High Stakes on the Dakota Plains
If a visitor to South Dakota desires a crash course in the nuances of provincial prairie politics, all one has to do is stand on the banks of the Mighty Mo and pivot the head from east to west.
Stretched out from Pierre, the state capital, clear to the border with Minnesota, are section after section of pheasant-laden cornfields, small family farms, and the grandchildren of Scandinavian immigrants who speak in a thick Midwestern brogue. The heart of what some consider Tim Johnson country.
In the other direction, from the Missouri River to Wyoming, are endless buttons of high plains sagebrush, cattle ranches, timber and minerals on federal lands in the Black Hills, and an economy based on natural-resource extraction that is to the liking of Larry Pressler.
Tomorrow, voters from both sides of South Dakota will sort out the topographical dichotomy by selecting a US senator who will help guide their sparsely populated state into the next century.
The choice is between three-term incumbent Republican Senator Pressler and five-term Democratic Representative Johnson in what figures to be one of the most closely watched races on election night.
The two leading presidential candidates made stops here in the precious last days (Bob Dole on Saturday, President Clinton today) of their campaigns to bolster Pressler and Johnson, respectively.
Democrats see a chance to topple a powerful GOP Senate chairman. Pressler has been a key Dole ally in the Senate, but polls show him as vulnerable. His opponent, Johnson, has represented the sole House seat in the state and has won each of his terms with at least 59 percent of the vote.
By the time it's all over, Pressler forces will have spent an estimated $5 million while Johnson's campaign total will surpass $3 million, making this contest one of the most expensive, per capita, ever waged in the history of the Senate. South Dakotans also bemoan the fact that, by the standard of civility in their state, this race will be remembered as one of the nastiest.
In the modern rules of politics, however, such is the case when the value of one seat becomes leveraged because it may be crucial, nationally, in determining the balance of power on Capitol Hill.
Despite the liberal legacy that George McGovern cultivated in the 1960s and '70s, South Dakotans, where Republicans outnumber Democrats, tend to be more conservative the closer they live to the edge of the Mountain Time Zone.
An issue on the minds of all voters is how to stem the tide of young people who are fleeing the state because they cannot find good jobs. Part of the drain is tied to inheritance laws and the economics of farming that make it difficult for parents to pass their agrarian lifestyle down to their children.
Both Pressler and Johnson agree that changes need to occur with the current capital-gains codes, but Pressler has voted to provide tax relief for Americans who earn over $100,000 a year, and Johnson has pressed for tax breaks to the middle class and deductions on the cost of college tuition and for couples buying their first home.

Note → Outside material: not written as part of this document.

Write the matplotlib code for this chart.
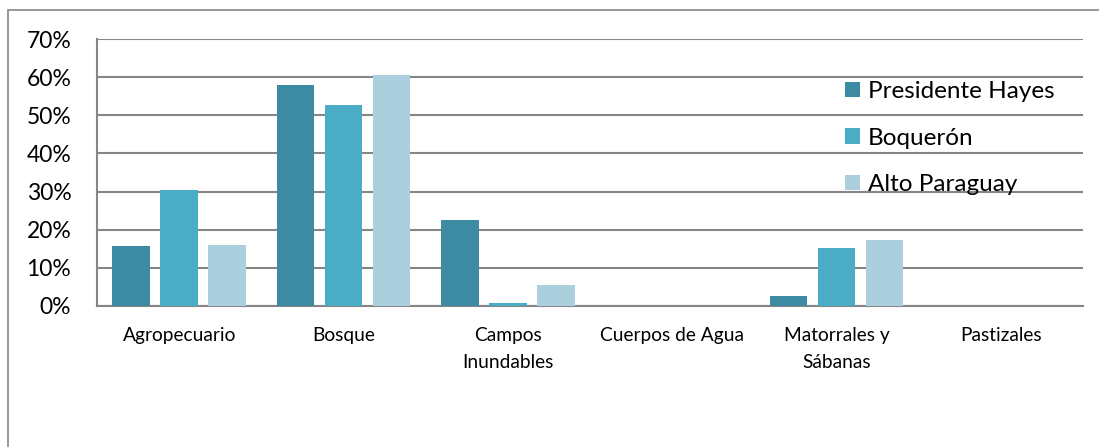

"The differences between these men lie philosophically in how they approach the role of government and the degree to which it should provide a safety net in tough economic times," says South Dakota's other senator, Tom Daschle, a Democrat. "Pressler is supportive of the corporate structure and big business while [Johnson] is an advocate of family farms and working-class families, which are so much of what our state is about."
Pressler critics say he is "aloof." His public persona seems incongruent with his erudite background as a Rhodes Scholar and graduate of Harvard Law School. On summer sojourns from Washington, he drives around the state on a Harley Davidson motorcycle. Friends say Pressler is a bright introvert still trying to find his way in an extroverted profession.
Pressler endorses Dole's promise of a 15 percent across-the-board tax cut but is not a garden-variety conservative. He was the first Vietnam veteran elected to Congress and during the 1980s was one of the state's most popular elected officials.
His challenger, whom he calls "ultraliberal," has a reputation as a feisty, meat-and-potatoes representative of middle American values. Earlier this year, Johnson heartened voters when he abandoned his campaigning and considered quitting to spend time with his wife, Barbara, who was diagnosed with cancer. He returned to the race only at her insistence.
Pressler is the first South Dakota senator in 47 years to chair a major Senate committee - Commerce. He led the overhaul of federal telecommunications policy that has direct ramifications for rural states by emphasizing competition and deregulation with long-distance phone service, the Internet, and cable TV.
Pressler says the law will create 1 million new jobs nationally by the year 2003. Johnson counters that the net result will be higher telephone and cable rates for South Dakotans and the eventual rise of out-of-state conglomerates that monopolize access to service.